In the last chapter, I discussed how the British tried to reduce all Indian neighbourhoods into an insanitary black town. In this chapter, I argue that the black town facilitated massive land acquisitions that powered a lucrative market in land. The British began to plan Calcutta in the wake of the plague epidemic in 1898. The plague outbreak showed that earlier town improvement committees had failed to improve the city's health. Improvement committees, such as the Lottery Committee and the Justices of Peace, had planned new streets and filled up water bodies, but these were localized projects. The ravages of the plague mandated a complete reordering of the entire city that assisted colonial land acquisitions. In 1911, the state commissioned a town planning committee—the Calcutta Improvement Trust—to draw a fresh plan for the city. The Trust's plans embraced Victorian notions of hygiene and advocated a new spatial order for Calcutta that required levelling and rebuilding Indian neighbourhoods.

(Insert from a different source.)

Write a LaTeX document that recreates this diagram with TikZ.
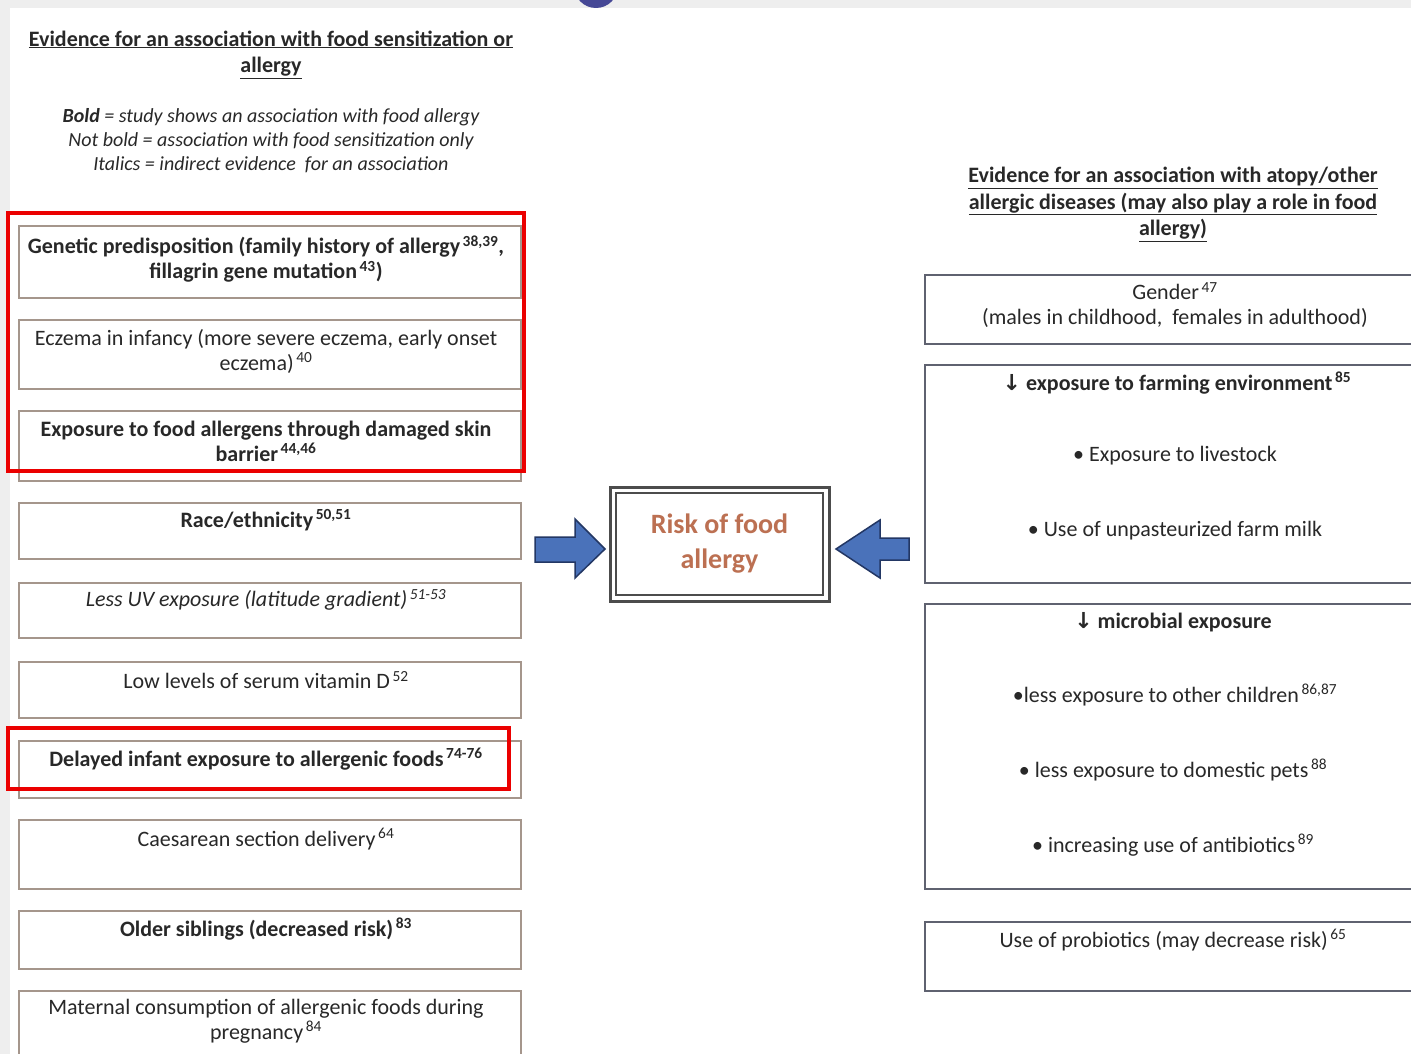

In Victorian London, the state instructed citizens in hygiene. Health officers schooled city dwellers in scientific ways to dispose garbage, clean their houses, and maintain healthy bodies. But hygiene in nineteenth-century London meant more than clean spaces and bodies. It was tied to notions of respectability. The obsession of wealthy Londoners with hygiene contrasted with the sweatand dirt-covered bodies of the workers, casting the former as respectable and the latter as embodiments of shame. This divide also informed city spaces, forcing the poor to live in separate neighbourhoods away from the rich. The state was aware of the wretched living conditions in the poorer neighbourhoods but refused to extend civic amenities like modern streets or sewers. Instead, health officers labelled the poor ‘inherently unhygienic’, carriers of disease. This, in turn, strengthened class divides in the city.

The language of hygiene that nourished a class hierarchy in Britain, when imported to India, fuelled a hierarchy of race. Colonial health officers viewed the Indians in the same way as they viewed the urban poor in London. To that end, they employed hygiene—defined entirely according to English standards of sanitation—to condemn Indians as unhygienic by nature.